Music Banter - View Single Post - Pop need not be a dirty word?
View Single Post
Old 11-24-2008, 06:46 AM   #12 (permalink)
Guybrush
Juicious Maximus III
 
Guybrush's Avatar
 
Join Date: Nov 2008
Location: Scabb Island
Posts: 6,525
Default

Pop is short for popular. That itself explains a lot why people don't like it.

First of all, what does that imply? Talking very generally, it means that it appeals to a lot of people and you can make money of it. Many tend to think of a lot of pop music as corrupted by the powers of capitalism. It's mass-produced and designed so that people will spend money on it. What does that imply? It means there's less honesty. Producers can take someone with a good voice, give them a boob job, hire the best pop-music writers to write something that might stick in the minds of the masses and then sell that along with some kind of image, like schoolgirl or angsty emo-teen. The artist becomes an instrument that plays other people's songs and wear other people's image in order to suck money out of your wallet.
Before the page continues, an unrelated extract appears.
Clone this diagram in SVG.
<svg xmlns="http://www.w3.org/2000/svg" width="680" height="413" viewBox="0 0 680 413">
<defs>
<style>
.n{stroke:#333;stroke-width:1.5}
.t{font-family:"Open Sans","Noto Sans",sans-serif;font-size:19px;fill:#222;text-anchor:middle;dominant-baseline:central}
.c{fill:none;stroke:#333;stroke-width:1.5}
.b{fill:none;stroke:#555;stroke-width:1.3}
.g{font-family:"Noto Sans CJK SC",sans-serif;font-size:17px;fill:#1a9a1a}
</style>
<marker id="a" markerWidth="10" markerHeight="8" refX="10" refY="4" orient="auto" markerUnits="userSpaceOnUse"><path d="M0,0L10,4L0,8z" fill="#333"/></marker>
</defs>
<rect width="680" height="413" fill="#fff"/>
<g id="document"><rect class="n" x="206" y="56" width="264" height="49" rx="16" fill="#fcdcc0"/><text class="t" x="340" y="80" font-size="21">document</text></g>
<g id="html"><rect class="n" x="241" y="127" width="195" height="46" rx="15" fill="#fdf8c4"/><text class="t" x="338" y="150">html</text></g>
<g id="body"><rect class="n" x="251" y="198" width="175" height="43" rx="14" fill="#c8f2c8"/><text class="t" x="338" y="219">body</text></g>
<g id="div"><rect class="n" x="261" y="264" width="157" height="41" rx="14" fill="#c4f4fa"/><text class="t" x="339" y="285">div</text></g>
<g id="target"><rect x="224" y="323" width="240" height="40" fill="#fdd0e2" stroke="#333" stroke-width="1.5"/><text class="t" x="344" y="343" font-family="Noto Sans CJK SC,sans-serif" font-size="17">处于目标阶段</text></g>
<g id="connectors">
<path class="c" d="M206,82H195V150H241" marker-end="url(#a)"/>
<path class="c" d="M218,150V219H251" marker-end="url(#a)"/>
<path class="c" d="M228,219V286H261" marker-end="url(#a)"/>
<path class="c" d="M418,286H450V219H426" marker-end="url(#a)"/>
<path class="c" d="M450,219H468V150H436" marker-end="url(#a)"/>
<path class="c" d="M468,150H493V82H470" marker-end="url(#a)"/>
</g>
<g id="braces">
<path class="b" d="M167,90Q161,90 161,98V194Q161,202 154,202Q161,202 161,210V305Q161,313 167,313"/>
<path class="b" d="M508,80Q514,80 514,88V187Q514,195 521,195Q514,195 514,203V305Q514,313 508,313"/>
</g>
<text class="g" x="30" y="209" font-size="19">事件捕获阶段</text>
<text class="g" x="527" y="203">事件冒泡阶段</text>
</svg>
I mean, not always, but sometimes. Take t.a.t.u for example, two voices sold off as schoolgirl lesbians. Their first album in english was called "200 km/h in the Wrong Lane". They became icons for a generation of frustrated homosexual teenagers who were naive enough to think they were the real deal. Of course, they were not. They were singing songs written by someone else, pretending to be characters invented by someone else and even pretended to be lesbians when in fact they were not.
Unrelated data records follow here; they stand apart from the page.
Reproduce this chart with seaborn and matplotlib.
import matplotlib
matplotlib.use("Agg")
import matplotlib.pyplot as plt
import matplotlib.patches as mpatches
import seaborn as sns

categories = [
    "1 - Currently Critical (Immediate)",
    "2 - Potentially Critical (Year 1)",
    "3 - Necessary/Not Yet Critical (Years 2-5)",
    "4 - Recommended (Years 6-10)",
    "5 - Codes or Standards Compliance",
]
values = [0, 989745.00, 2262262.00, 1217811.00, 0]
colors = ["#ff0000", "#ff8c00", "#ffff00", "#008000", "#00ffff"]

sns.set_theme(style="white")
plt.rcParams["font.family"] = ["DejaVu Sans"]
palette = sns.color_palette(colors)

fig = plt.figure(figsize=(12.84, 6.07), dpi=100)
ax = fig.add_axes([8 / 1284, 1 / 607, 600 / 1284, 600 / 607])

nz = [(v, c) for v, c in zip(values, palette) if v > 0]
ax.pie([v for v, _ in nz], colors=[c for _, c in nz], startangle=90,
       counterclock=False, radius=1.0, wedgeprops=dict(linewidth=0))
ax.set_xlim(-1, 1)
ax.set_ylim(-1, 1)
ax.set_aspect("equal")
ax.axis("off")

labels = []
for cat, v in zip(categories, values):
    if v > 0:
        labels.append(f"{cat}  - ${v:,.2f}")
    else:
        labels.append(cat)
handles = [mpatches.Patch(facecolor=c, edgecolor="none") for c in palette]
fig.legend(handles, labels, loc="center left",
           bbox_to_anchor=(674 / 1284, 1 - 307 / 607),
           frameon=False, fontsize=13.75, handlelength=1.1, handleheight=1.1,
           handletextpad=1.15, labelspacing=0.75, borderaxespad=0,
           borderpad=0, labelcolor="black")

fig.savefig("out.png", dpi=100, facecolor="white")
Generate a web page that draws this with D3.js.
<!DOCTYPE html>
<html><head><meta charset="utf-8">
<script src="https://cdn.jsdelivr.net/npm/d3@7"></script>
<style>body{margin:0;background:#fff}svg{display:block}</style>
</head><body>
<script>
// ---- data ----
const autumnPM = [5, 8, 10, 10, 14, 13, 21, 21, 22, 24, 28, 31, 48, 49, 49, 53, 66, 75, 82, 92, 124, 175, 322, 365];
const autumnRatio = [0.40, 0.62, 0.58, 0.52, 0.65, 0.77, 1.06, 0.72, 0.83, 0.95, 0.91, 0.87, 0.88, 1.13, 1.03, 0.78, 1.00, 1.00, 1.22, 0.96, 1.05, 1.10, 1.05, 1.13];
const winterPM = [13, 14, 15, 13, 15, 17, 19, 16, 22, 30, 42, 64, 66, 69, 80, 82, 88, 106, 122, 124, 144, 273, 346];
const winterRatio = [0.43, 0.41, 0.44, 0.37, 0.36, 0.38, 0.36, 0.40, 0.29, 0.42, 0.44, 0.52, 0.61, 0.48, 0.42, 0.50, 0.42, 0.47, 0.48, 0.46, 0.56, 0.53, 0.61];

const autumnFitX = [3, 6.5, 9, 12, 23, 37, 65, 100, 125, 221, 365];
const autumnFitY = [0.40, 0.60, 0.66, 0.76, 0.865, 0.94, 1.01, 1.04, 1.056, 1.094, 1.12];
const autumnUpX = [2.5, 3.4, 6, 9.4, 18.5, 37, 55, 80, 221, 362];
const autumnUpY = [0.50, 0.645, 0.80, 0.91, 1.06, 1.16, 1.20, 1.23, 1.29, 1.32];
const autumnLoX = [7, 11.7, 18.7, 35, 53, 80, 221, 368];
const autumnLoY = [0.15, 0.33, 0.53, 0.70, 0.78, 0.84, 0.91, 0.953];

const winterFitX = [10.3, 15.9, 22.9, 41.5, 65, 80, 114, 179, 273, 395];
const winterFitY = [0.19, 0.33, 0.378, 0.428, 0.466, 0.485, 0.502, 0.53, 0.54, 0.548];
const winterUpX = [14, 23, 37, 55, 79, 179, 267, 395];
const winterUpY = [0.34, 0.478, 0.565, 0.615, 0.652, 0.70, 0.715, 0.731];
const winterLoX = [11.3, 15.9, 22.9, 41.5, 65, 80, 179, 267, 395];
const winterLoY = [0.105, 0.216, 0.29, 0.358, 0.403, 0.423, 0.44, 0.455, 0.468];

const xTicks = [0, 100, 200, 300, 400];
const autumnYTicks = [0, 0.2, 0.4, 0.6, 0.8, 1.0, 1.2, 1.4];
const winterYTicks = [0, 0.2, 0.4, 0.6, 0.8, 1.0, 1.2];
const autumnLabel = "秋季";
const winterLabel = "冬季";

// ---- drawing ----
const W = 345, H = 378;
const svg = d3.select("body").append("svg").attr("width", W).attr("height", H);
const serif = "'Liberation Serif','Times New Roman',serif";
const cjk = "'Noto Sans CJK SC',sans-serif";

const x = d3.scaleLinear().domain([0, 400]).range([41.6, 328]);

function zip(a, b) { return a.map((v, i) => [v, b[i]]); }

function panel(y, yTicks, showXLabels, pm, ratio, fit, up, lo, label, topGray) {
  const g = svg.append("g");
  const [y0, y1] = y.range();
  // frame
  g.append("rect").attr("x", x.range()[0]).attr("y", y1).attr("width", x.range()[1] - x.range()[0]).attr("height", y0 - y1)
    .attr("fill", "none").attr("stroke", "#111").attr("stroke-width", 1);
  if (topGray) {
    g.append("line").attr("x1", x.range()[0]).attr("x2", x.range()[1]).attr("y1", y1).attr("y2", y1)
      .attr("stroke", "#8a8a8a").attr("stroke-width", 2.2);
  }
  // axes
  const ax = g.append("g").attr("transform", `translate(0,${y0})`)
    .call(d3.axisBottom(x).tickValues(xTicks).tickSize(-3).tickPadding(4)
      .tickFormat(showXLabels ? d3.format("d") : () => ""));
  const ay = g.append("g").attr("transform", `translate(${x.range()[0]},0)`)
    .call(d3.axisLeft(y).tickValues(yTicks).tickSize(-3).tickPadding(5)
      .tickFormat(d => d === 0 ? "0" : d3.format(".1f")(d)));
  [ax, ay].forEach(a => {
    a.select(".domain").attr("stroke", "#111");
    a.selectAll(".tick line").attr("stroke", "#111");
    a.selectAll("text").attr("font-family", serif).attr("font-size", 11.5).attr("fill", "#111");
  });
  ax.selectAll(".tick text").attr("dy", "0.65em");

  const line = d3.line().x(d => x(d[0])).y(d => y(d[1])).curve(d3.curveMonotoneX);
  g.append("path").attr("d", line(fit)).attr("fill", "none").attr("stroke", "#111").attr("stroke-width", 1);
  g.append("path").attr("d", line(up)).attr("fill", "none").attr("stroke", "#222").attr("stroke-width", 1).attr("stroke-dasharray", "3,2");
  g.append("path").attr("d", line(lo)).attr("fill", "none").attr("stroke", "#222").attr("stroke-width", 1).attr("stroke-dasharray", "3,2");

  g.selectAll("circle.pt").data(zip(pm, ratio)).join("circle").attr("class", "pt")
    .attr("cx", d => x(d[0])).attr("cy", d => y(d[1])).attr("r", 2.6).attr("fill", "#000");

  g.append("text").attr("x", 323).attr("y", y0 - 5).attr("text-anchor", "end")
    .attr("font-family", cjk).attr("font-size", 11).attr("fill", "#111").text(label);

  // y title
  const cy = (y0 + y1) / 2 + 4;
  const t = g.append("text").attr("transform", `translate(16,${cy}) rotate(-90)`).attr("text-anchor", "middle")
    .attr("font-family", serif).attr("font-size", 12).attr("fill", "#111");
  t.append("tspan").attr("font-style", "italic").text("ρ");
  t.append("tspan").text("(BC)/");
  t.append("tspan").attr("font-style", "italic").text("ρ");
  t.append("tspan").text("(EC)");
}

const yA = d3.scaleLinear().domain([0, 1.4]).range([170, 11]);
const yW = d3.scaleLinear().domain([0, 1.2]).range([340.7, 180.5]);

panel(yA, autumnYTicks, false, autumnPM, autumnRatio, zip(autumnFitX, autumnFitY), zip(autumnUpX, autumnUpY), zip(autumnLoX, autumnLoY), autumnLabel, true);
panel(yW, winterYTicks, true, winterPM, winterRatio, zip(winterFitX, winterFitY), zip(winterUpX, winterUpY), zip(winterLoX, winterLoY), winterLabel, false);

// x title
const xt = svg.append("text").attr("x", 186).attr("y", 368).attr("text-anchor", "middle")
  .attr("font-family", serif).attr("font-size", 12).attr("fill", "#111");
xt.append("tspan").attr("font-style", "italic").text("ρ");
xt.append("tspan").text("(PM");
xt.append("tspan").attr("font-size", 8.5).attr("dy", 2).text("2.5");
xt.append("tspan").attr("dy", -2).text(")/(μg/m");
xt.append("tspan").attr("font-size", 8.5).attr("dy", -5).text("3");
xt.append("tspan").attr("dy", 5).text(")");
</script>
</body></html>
Artists like these gives the word "pop" an immediate, negative association for many of us. It's like someone saying "vaginal secrete". You don't have to ponder the word, the emotional response comes as you hear it.


Secondly, music is for many people very important. It's so important that we use it to define who we are. If you wanna come across as an intellectual connoisseur of music, you're not gonna admit to sitting at home listening to Britney Spears. Maybe you'd listen to Emerson, Lake & Palmer instead. If you see yourself as a free individual, you don't want to define yourself by what everyone else is listening to. Although you like U2, you'll probably pick something else when someone asks what your favourite band is.
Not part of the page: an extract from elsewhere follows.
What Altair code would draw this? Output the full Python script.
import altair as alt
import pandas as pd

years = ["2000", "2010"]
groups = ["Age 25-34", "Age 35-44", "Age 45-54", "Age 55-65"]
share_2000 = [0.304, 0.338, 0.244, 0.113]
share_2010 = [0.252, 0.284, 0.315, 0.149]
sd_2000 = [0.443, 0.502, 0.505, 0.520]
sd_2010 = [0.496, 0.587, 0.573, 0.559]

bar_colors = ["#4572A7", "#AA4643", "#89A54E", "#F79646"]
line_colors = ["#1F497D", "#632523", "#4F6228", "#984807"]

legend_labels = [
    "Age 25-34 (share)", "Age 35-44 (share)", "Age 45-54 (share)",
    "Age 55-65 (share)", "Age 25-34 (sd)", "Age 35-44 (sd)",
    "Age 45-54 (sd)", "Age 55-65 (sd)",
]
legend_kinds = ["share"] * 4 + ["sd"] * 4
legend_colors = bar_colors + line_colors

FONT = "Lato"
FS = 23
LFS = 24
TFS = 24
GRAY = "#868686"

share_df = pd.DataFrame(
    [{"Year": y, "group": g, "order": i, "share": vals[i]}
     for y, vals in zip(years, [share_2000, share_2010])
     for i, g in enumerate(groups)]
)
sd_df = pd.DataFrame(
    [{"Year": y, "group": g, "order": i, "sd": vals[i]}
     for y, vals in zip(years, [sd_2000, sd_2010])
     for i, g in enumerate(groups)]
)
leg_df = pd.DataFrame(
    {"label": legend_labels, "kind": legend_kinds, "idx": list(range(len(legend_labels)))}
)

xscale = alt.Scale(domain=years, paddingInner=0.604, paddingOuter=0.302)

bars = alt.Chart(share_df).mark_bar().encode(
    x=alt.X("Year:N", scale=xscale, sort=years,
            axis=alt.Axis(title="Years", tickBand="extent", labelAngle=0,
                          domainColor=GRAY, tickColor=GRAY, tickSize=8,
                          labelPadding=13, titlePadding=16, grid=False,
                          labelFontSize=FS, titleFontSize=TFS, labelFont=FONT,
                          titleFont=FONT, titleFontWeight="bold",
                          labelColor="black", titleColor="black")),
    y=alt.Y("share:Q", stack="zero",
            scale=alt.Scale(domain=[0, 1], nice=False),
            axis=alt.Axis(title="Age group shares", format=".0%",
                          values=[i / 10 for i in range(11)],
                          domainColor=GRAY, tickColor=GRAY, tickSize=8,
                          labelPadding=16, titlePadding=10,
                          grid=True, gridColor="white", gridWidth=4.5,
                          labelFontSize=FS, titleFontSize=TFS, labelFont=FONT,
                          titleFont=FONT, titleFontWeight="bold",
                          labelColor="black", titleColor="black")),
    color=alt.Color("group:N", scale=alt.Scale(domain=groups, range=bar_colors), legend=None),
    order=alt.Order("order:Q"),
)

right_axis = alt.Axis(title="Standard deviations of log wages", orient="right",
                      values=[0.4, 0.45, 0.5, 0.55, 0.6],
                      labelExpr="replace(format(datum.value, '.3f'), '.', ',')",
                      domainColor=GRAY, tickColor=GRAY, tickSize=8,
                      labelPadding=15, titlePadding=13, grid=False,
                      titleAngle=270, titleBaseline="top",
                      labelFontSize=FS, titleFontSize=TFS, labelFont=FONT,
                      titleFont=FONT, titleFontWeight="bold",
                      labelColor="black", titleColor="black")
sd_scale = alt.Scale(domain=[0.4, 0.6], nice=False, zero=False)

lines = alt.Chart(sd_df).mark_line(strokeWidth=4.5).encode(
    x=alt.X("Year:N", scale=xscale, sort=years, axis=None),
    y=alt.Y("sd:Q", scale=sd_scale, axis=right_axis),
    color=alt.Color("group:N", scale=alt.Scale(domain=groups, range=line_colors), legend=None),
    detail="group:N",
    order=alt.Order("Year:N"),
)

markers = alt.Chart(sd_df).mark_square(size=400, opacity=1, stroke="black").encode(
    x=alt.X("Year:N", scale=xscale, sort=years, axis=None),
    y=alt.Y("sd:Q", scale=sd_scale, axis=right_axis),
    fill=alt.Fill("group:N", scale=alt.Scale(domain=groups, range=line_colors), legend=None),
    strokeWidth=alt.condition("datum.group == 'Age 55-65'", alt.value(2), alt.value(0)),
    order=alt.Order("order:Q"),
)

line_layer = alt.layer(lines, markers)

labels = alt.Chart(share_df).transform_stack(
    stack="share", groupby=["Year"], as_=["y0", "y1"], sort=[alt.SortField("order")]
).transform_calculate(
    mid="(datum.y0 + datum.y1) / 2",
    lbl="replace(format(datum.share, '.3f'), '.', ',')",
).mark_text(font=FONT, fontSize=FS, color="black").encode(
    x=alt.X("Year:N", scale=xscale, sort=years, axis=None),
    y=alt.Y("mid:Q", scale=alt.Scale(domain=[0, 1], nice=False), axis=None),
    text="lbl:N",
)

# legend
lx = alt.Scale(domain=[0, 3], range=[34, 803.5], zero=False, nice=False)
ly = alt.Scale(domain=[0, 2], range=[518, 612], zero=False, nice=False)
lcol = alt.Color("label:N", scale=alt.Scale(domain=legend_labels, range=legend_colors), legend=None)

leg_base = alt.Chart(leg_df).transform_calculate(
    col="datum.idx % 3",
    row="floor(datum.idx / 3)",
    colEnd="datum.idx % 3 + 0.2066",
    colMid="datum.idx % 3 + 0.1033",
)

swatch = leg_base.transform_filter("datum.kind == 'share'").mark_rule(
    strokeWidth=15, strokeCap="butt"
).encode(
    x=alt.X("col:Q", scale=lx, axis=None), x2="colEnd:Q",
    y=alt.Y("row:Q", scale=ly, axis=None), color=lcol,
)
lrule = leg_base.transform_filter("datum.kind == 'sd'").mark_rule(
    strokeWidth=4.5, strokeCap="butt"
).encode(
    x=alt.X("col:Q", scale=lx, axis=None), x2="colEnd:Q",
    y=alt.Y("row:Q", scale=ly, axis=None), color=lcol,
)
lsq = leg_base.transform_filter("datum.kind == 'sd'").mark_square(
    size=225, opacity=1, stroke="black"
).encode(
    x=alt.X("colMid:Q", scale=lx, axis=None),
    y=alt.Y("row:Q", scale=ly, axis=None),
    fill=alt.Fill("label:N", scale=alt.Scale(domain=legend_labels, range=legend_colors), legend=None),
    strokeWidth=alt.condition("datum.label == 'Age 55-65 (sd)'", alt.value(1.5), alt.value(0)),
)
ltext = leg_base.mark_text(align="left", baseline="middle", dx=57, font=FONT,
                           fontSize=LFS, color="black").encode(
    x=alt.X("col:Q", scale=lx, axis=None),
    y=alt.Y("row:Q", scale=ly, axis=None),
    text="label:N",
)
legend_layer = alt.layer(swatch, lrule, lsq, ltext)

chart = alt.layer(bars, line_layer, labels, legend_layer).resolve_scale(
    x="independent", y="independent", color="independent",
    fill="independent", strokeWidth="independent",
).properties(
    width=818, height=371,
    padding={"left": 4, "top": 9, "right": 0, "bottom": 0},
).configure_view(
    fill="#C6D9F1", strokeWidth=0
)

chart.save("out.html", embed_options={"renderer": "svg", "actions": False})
If you give me a minute to reflect, I don't think pop is **** at all. I love a lot of what I consider great pop music, but I will admit that I do tend to demonize pop music in general. I tend to write off a lot of music as mass-produced junk produced by people who's only after the content off my wallet and I don't think listening to pop music adds inches to my E-peen.

However, I try to be aware of this weakness and not to bash people because of what they like. Positive reinforcement is better. Also, I try to define myself by what I like - not by what I dislike. Some people prefer to do the latter.